Data items =>

※

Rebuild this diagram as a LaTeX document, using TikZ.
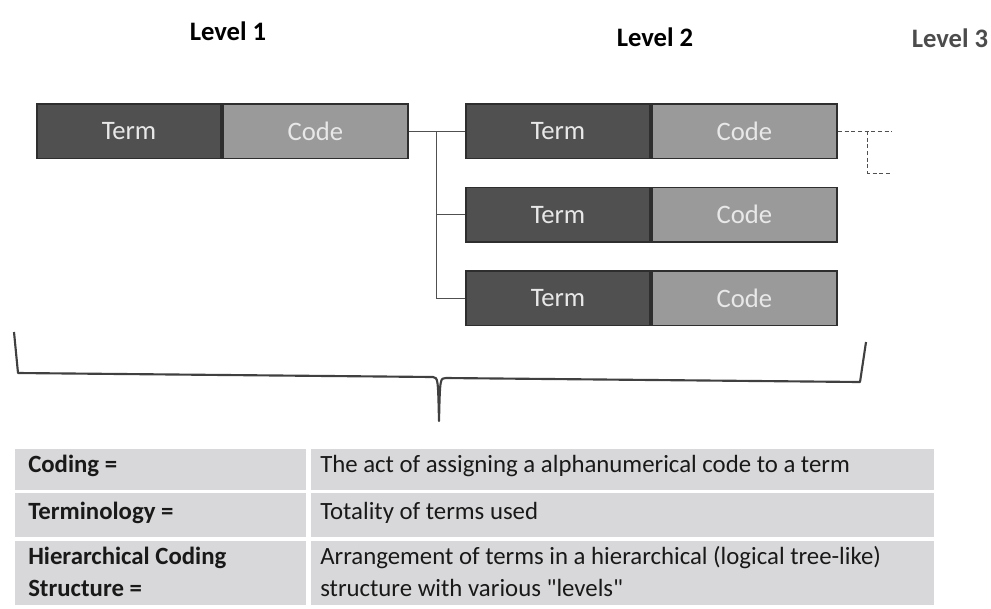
\documentclass[tikz,border=0pt]{standalone}
\usepackage{fontspec}
\setmainfont{Carlito}
\newfontfamily\straightq{Carlito}[Ligatures=ResetAll]
\usetikzlibrary{positioning}
\definecolor{termgray}{HTML}{505050}
\definecolor{codegray}{HTML}{9A9A9A}
\definecolor{edgegray}{HTML}{2E2E2E}
\definecolor{boxtext}{HTML}{E8E8E8}
\definecolor{cellgray}{HTML}{D8D8DA}
\definecolor{linegray}{HTML}{505050}
\begin{document}
\begin{tikzpicture}[x=0.75pt, y=-0.75pt,
    termbox/.style={draw=edgegray, line width=1.2pt, fill=termgray, text=boxtext,
      minimum width=138.3pt, minimum height=41pt, inner sep=0pt,
      font=\fontsize{20}{24}\selectfont},
    codebox/.style={termbox, fill=codegray, minimum width=139pt},
    levellabel/.style={font=\fontsize{20}{24}\selectfont\bfseries, inner sep=0pt},
    celltext/.style={anchor=base west, inner sep=0pt, text=black!90,
      font=\fontsize{18.6}{22}\selectfont},
    fork/.style={draw=linegray, line width=0.8pt}]
    \useasboundingbox (0,0) rectangle (991,608);
    % Rotulos dos niveis
    \node[levellabel, anchor=base] (lvl1) at (228,40) {Level 1};
    \node[levellabel, anchor=base] (lvl2) at (655,46) {Level 2};
    \node[levellabel, anchor=base, text=black!70] (lvl3) at (950,47) {Level 3};
    % Nivel 1
    \node[termbox, anchor=north west] (term1) at (36,103) {Term};
    \node[codebox, right=0pt of term1] (code1) {Code};
    % Nivel 2
    \node[termbox, anchor=north west] (term2a) at (465,103) {Term};
    \node[codebox, right=0pt of term2a] (code2a) {Code};
    \node[termbox, below=20.5pt of term2a] (term2b) {Term};
    \node[codebox, right=0pt of term2b] (code2b) {Code};
    \node[termbox, below=20.5pt of term2b] (term2c) {Term};
    \node[codebox, right=0pt of term2c] (code2c) {Code};
    % Ligacoes
    \draw[fork] (code1.east) -- (term2a.west);
    \draw[fork] (code1.east) -- ++(21pt,0) coordinate (split) |- (term2c.west);
    \draw[fork] (split) |- (term2b.west);
    % Nivel 3 (tracejado)
    \draw[fork, dash pattern=on 3pt off 2pt] (code2a.east) -- ++(40.5pt,0) coordinate (lvl3a);
    \draw[fork, dash pattern=on 3pt off 2pt] ([xshift=22.5pt]code2a.east) |- ++(18pt,-31.5pt) coordinate (lvl3b);
    % Chave
    \draw[draw=black!75, line width=1.6pt, line join=round]
      (14,332) -- (18,373) -- (433,377) .. controls (438,378) .. (439,421)
      .. controls (440,378) .. (446,378) -- (860,382) -- (866,342);
    % Tabela
    \foreach \ya/\yb in {449/490, 493/537, 541/605} {
      \fill[cellgray] (15,\ya) rectangle (306,\yb);
      \fill[cellgray] (311,\ya) rectangle (934,\yb);
    }
    \node[celltext] (def1) at (28,472) {\bfseries Coding =};
    \node[celltext] (txt1) at (320,472) {The act of assigning a alphanumerical code to a term};
    \node[celltext] (def2) at (28,519) {\bfseries Terminology =};
    \node[celltext] (txt2) at (320,519) {Totality of terms used};
    \node[celltext] (def3a) at (28,564) {\bfseries Hierarchical Coding};
    \node[celltext] (def3b) at (28,596) {\bfseries Structure =};
    \node[celltext] (txt3a) at (320,564) {Arrangement of terms in a hierarchical (logical tree-like)};
    \node[celltext] (txt3b) at (320,596) {structure with various {\straightq"}levels{\straightq"}};
\end{tikzpicture}
\end{document}
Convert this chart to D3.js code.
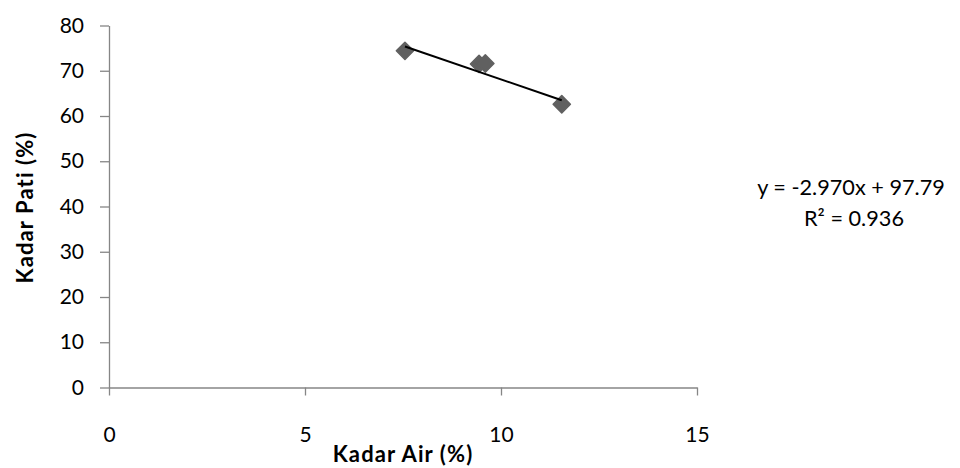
<!DOCTYPE html>
<html>
<head>
<meta charset="utf-8">
<script src="https://cdn.jsdelivr.net/npm/d3@7"></script>
<style>
  html, body { margin: 0; padding: 0; background: #fff; }
  svg { display: block; font-family: Lato, "Open Sans", sans-serif; }
</style>
</head>
<body>
<svg id="chart" width="960" height="468"></svg>
<script>
// Data
const kadarAir  = [7.55, 9.44, 9.6, 11.55];
const kadarPati = [74.4, 71.5, 71.6, 62.6];
const trendSlope = -2.970;
const trendIntercept = 97.79;
const xTicks = [0, 5, 10, 15];
const yTicks = [0, 10, 20, 30, 40, 50, 60, 70, 80];
const xTitle = "Kadar Air (%)";
const yTitle = "Kadar Pati (%)";
const eqLine1 = "y = -2.970x + 97.79";
const eqLine2 = "R² = 0.936";

(function () {
const svg = d3.select("#chart");
const mL = 109, mR = 697, mT = 25.5, mB = 387.5;

const x = d3.scaleLinear().domain([0, 15]).range([mL, mR]);
const y = d3.scaleLinear().domain([0, 80]).range([mB, mT]);

const axisColor = "#868686";

const yAxis = svg.append("g").attr("transform", `translate(${mL},0)`)
  .call(d3.axisLeft(y).tickValues(yTicks).tickSize(9).tickPadding(16).tickSizeOuter(0));
const xAxis = svg.append("g").attr("transform", `translate(0,${mB})`)
  .call(d3.axisBottom(x).tickValues(xTicks).tickSize(8).tickPadding(32).tickSizeOuter(0));

[xAxis, yAxis].forEach(g => {
  g.selectAll("path.domain").attr("stroke", axisColor).attr("stroke-width", 1.3);
  g.selectAll(".tick line").attr("stroke", axisColor).attr("stroke-width", 1.3);
  g.selectAll(".tick text").attr("fill", "#000").style("font-size", "21px")
    .style("font-family", "Lato, 'Open Sans', sans-serif");
});

svg.append("text")
  .attr("x", (mL + mR) / 2).attr("y", 462)
  .attr("text-anchor", "middle")
  .style("font-size", "22px").style("font-weight", "bold")
  .style("letter-spacing", "1.1px")
  .text(xTitle);

svg.append("text")
  .attr("transform", `translate(33,${(mT + mB) / 2 + 1}) rotate(-90)`)
  .attr("text-anchor", "middle")
  .style("font-size", "22px").style("font-weight", "bold")
  .style("letter-spacing", "1.1px")
  .text(yTitle);

const pts = kadarAir.map((v, i) => ({ x: v, y: kadarPati[i] }));
const sym = d3.symbol().type(d3.symbolDiamond2).size(190);
svg.append("g").selectAll("path")
  .data(pts).enter().append("path")
  .attr("d", sym)
  .attr("transform", d => `translate(${x(d.x)},${y(d.y)})`)
  .attr("fill", "#606060")
  .attr("stroke", "#606060")
  .attr("stroke-width", 1.5)
  .attr("stroke-linejoin", "round");

const xMin = d3.min(kadarAir), xMax = d3.max(kadarAir);
const trend = [xMin, xMax].map(v => ({ x: v, y: trendSlope * v + trendIntercept }));
svg.append("path")
  .datum(trend)
  .attr("d", d3.line().x(d => x(d.x)).y(d => y(d.y)))
  .attr("stroke", "#000").attr("stroke-width", 2).attr("fill", "none");

svg.append("text").attr("x", 851).attr("y", 195).attr("text-anchor", "middle")
  .style("font-size", "21.7px").text(eqLine1);
svg.append("text").attr("x", 854).attr("y", 226).attr("text-anchor", "middle")
  .style("font-size", "21.7px").text(eqLine2);
})();
</script>
</body>
</html>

※

Exercise prompt => Leave the images out and output the remaining material exactly as it stands.

Exercise solution =>
Rebuild this diagram as a LaTeX document, using TikZ.
\documentclass[tikz,border=0pt]{standalone}
\usepackage{fontspec}
\setmainfont{Carlito}
\newfontfamily\straightq{Carlito}[Ligatures=ResetAll]
\usetikzlibrary{positioning}
\definecolor{termgray}{HTML}{505050}
\definecolor{codegray}{HTML}{9A9A9A}
\definecolor{edgegray}{HTML}{2E2E2E}
\definecolor{boxtext}{HTML}{E8E8E8}
\definecolor{cellgray}{HTML}{D8D8DA}
\definecolor{linegray}{HTML}{505050}
\begin{document}
\begin{tikzpicture}[x=0.75pt, y=-0.75pt,
    termbox/.style={draw=edgegray, line width=1.2pt, fill=termgray, text=boxtext,
      minimum width=138.3pt, minimum height=41pt, inner sep=0pt,
      font=\fontsize{20}{24}\selectfont},
    codebox/.style={termbox, fill=codegray, minimum width=139pt},
    levellabel/.style={font=\fontsize{20}{24}\selectfont\bfseries, inner sep=0pt},
    celltext/.style={anchor=base west, inner sep=0pt, text=black!90,
      font=\fontsize{18.6}{22}\selectfont},
    fork/.style={draw=linegray, line width=0.8pt}]
    \useasboundingbox (0,0) rectangle (991,608);
    % Rotulos dos niveis
    \node[levellabel, anchor=base] (lvl1) at (228,40) {Level 1};
    \node[levellabel, anchor=base] (lvl2) at (655,46) {Level 2};
    \node[levellabel, anchor=base, text=black!70] (lvl3) at (950,47) {Level 3};
    % Nivel 1
    \node[termbox, anchor=north west] (term1) at (36,103) {Term};
    \node[codebox, right=0pt of term1] (code1) {Code};
    % Nivel 2
    \node[termbox, anchor=north west] (term2a) at (465,103) {Term};
    \node[codebox, right=0pt of term2a] (code2a) {Code};
    \node[termbox, below=20.5pt of term2a] (term2b) {Term};
    \node[codebox, right=0pt of term2b] (code2b) {Code};
    \node[termbox, below=20.5pt of term2b] (term2c) {Term};
    \node[codebox, right=0pt of term2c] (code2c) {Code};
    % Ligacoes
    \draw[fork] (code1.east) -- (term2a.west);
    \draw[fork] (code1.east) -- ++(21pt,0) coordinate (split) |- (term2c.west);
    \draw[fork] (split) |- (term2b.west);
    % Nivel 3 (tracejado)
    \draw[fork, dash pattern=on 3pt off 2pt] (code2a.east) -- ++(40.5pt,0) coordinate (lvl3a);
    \draw[fork, dash pattern=on 3pt off 2pt] ([xshift=22.5pt]code2a.east) |- ++(18pt,-31.5pt) coordinate (lvl3b);
    % Chave
    \draw[draw=black!75, line width=1.6pt, line join=round]
      (14,332) -- (18,373) -- (433,377) .. controls (438,378) .. (439,421)
      .. controls (440,378) .. (446,378) -- (860,382) -- (866,342);
    % Tabela
    \foreach \ya/\yb in {449/490, 493/537, 541/605} {
      \fill[cellgray] (15,\ya) rectangle (306,\yb);
      \fill[cellgray] (311,\ya) rectangle (934,\yb);
    }
    \node[celltext] (def1) at (28,472) {\bfseries Coding =};
    \node[celltext] (txt1) at (320,472) {The act of assigning a alphanumerical code to a term};
    \node[celltext] (def2) at (28,519) {\bfseries Terminology =};
    \node[celltext] (txt2) at (320,519) {Totality of terms used};
    \node[celltext] (def3a) at (28,564) {\bfseries Hierarchical Coding};
    \node[celltext] (def3b) at (28,596) {\bfseries Structure =};
    \node[celltext] (txt3a) at (320,564) {Arrangement of terms in a hierarchical (logical tree-like)};
    \node[celltext] (txt3b) at (320,596) {structure with various {\straightq"}levels{\straightq"}};
\end{tikzpicture}
\end{document}
Convert this chart to D3.js code.
<!DOCTYPE html>
<html>
<head>
<meta charset="utf-8">
<script src="https://cdn.jsdelivr.net/npm/d3@7"></script>
<style>
  html, body { margin: 0; padding: 0; background: #fff; }
  svg { display: block; font-family: Lato, "Open Sans", sans-serif; }
</style>
</head>
<body>
<svg id="chart" width="960" height="468"></svg>
<script>
// Data
const kadarAir  = [7.55, 9.44, 9.6, 11.55];
const kadarPati = [74.4, 71.5, 71.6, 62.6];
const trendSlope = -2.970;
const trendIntercept = 97.79;
const xTicks = [0, 5, 10, 15];
const yTicks = [0, 10, 20, 30, 40, 50, 60, 70, 80];
const xTitle = "Kadar Air (%)";
const yTitle = "Kadar Pati (%)";
const eqLine1 = "y = -2.970x + 97.79";
const eqLine2 = "R² = 0.936";

(function () {
const svg = d3.select("#chart");
const mL = 109, mR = 697, mT = 25.5, mB = 387.5;

const x = d3.scaleLinear().domain([0, 15]).range([mL, mR]);
const y = d3.scaleLinear().domain([0, 80]).range([mB, mT]);

const axisColor = "#868686";

const yAxis = svg.append("g").attr("transform", `translate(${mL},0)`)
  .call(d3.axisLeft(y).tickValues(yTicks).tickSize(9).tickPadding(16).tickSizeOuter(0));
const xAxis = svg.append("g").attr("transform", `translate(0,${mB})`)
  .call(d3.axisBottom(x).tickValues(xTicks).tickSize(8).tickPadding(32).tickSizeOuter(0));

[xAxis, yAxis].forEach(g => {
  g.selectAll("path.domain").attr("stroke", axisColor).attr("stroke-width", 1.3);
  g.selectAll(".tick line").attr("stroke", axisColor).attr("stroke-width", 1.3);
  g.selectAll(".tick text").attr("fill", "#000").style("font-size", "21px")
    .style("font-family", "Lato, 'Open Sans', sans-serif");
});

svg.append("text")
  .attr("x", (mL + mR) / 2).attr("y", 462)
  .attr("text-anchor", "middle")
  .style("font-size", "22px").style("font-weight", "bold")
  .style("letter-spacing", "1.1px")
  .text(xTitle);

svg.append("text")
  .attr("transform", `translate(33,${(mT + mB) / 2 + 1}) rotate(-90)`)
  .attr("text-anchor", "middle")
  .style("font-size", "22px").style("font-weight", "bold")
  .style("letter-spacing", "1.1px")
  .text(yTitle);

const pts = kadarAir.map((v, i) => ({ x: v, y: kadarPati[i] }));
const sym = d3.symbol().type(d3.symbolDiamond2).size(190);
svg.append("g").selectAll("path")
  .data(pts).enter().append("path")
  .attr("d", sym)
  .attr("transform", d => `translate(${x(d.x)},${y(d.y)})`)
  .attr("fill", "#606060")
  .attr("stroke", "#606060")
  .attr("stroke-width", 1.5)
  .attr("stroke-linejoin", "round");

const xMin = d3.min(kadarAir), xMax = d3.max(kadarAir);
const trend = [xMin, xMax].map(v => ({ x: v, y: trendSlope * v + trendIntercept }));
svg.append("path")
  .datum(trend)
  .attr("d", d3.line().x(d => x(d.x)).y(d => y(d.y)))
  .attr("stroke", "#000").attr("stroke-width", 2).attr("fill", "none");

svg.append("text").attr("x", 851).attr("y", 195).attr("text-anchor", "middle")
  .style("font-size", "21.7px").text(eqLine1);
svg.append("text").attr("x", 854).attr("y", 226).attr("text-anchor", "middle")
  .style("font-size", "21.7px").text(eqLine2);
})();
</script>
</body>
</html>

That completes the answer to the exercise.